Ich bin Stratege und ein geradliniger Typ. Ich habe jedem erzählt, was ich vorhabe – die meisten haben es bloß nie geglaubt. Ich packte die Gelegenheit beim Schopf, so langsam schalten meine Synapsen ja nicht. Ich wusste: Ich bekomme 51 Prozent des damaligen Bauunternehmens Dywidag, an dem Holzmann seinerzeit beteiligt war. Ich habe Herrhausen gesagt: Bei Holzmann ergibt Dywidag keinen Sinn. Ich kaufe mir 51 Prozent, und dann kaufe ich Ihnen Ihre 25 Prozent auch noch ab.

Wegbegleiter und Gegenspieler

Wie hat er auf den Angriff reagiert?

Er hat geschmunzelt und gesagt: Sie brauchen sich mit den anderen Anteilseignern nicht so bemühen, ich besorge Ihnen 25 Prozent, und später bekommen Sie unsere 25 Prozent. Innerhalb eines halben Jahres hatte ich ruck, zuck die 25 Prozent und hatte dann über 50 Prozent. Herrhausen hat das gesteuert. Manche haben an ihn verkauft, manche auf seine Vermittlung direkt an mich.

Warum sollte Herrhausen sich derart auf Ihre Seite geschlagen haben?
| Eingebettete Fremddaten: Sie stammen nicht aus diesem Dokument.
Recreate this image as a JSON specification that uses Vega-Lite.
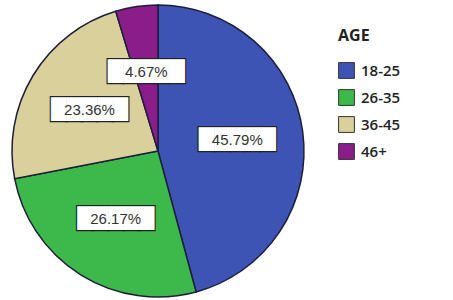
{
  "$schema": "https://vega.github.io/schema/vega-lite/v6.json",
  "autosize": {"type": "none"},
  "width": 292,
  "height": 292,
  "padding": {"left": 12, "top": 5, "right": 149, "bottom": 3},
  "background": "white",
  "data": {
    "values": [
      {"age": "18-25", "share": 0.4579},
      {"age": "26-35", "share": 0.2617},
      {"age": "36-45", "share": 0.2336},
      {"age": "46+", "share": 0.0467}
    ]
  },
  "encoding": {
    "theta": {"field": "share", "type": "quantitative", "stack": true},
    "order": {"field": "age", "type": "nominal"}
  },
  "layer": [
    {
      "mark": {"type": "arc", "stroke": "#1e1e3c", "strokeWidth": 1.5},
      "encoding": {
        "color": {
          "field": "age",
          "type": "nominal",
          "title": "AGE",
          "scale": {
            "domain": ["18-25", "26-35", "36-45", "46+"],
            "range": ["#3d54b4", "#3cb94a", "#d9d09c", "#8b1d8a"]
          },
          "legend": {
            "orient": "none",
            "legendX": 326,
            "legendY": 23,
            "symbolType": "square",
            "symbolSize": 250,
            "symbolStrokeColor": "#333333",
            "symbolStrokeWidth": 1,
            "symbolOpacity": 1,
            "titleFont": "Open Sans",
            "titleFontSize": 16,
            "titleFontWeight": "bold",
            "titleColor": "#222222",
            "titlePadding": 18,
            "labelFont": "Open Sans",
            "labelFontSize": 15,
            "labelFontWeight": 600,
            "labelColor": "#222222",
            "labelOffset": 6,
            "rowPadding": 6
          }
        }
      }
    },
    {
      "mark": {"type": "text", "text": "█████", "radius": 80, "font": "DejaVu Sans", "fontSize": 20, "fill": "white", "stroke": "#222222", "strokeWidth": 2.4, "baseline": "middle", "align": "center"}
    },
    {
      "mark": {"type": "text", "text": "█████", "radius": 80, "font": "DejaVu Sans", "fontSize": 20, "fill": "white", "baseline": "middle", "align": "center"}
    },
    {
      "mark": {"type": "text", "radius": 80, "font": "Liberation Sans", "fontSize": 15, "fill": "#333333", "baseline": "middle", "align": "center"},
      "encoding": {
        "text": {"field": "share", "type": "quantitative", "format": ".2%"}
      }
    }
  ]
}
Herrhausen wollte für Holzmann das Beste. Das dortige Management hielt er mehrheitlich für Blender. Er wollte Holzmann und Walter Bau zusammenführen. Damals hätte das für uns durchaus Sinn ergeben. Holzmann & Walter hätte der Konzern geheißen. Aber dazu ist es nicht mehr gekommen, nachdem Herrhausen 1989 ermordet wurde. Als dann später Carl von Boehm-Bezing im Vorstand der Deutschen Bank für Holzmann zuständig wurde und auf der Arroganzwelle dahergeschwommen kam, war das eine andere Welt. Bei mir wäre der nicht mal Abteilungsleiter geworden.
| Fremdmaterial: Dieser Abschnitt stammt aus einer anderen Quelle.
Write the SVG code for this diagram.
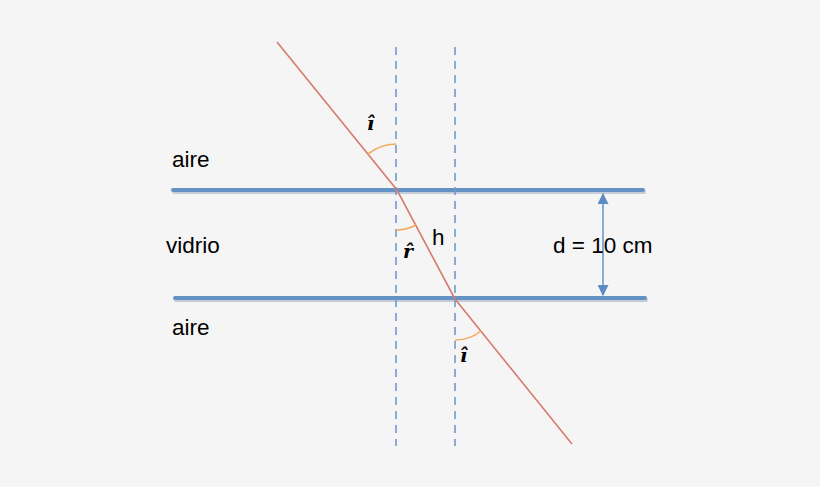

Was änderte sich mit Herrhausens Tod?

Etwa ein halbes Jahr nachdem Herrhausen ermordet worden war, veränderte sich in der Filiale München der Deutschen Bank vieles. Plötzlich reichte denen unser vorbildliches Berichtswesen nicht mehr aus. Erst später habe ich erkannt: Da wurde etwas vorbereitet.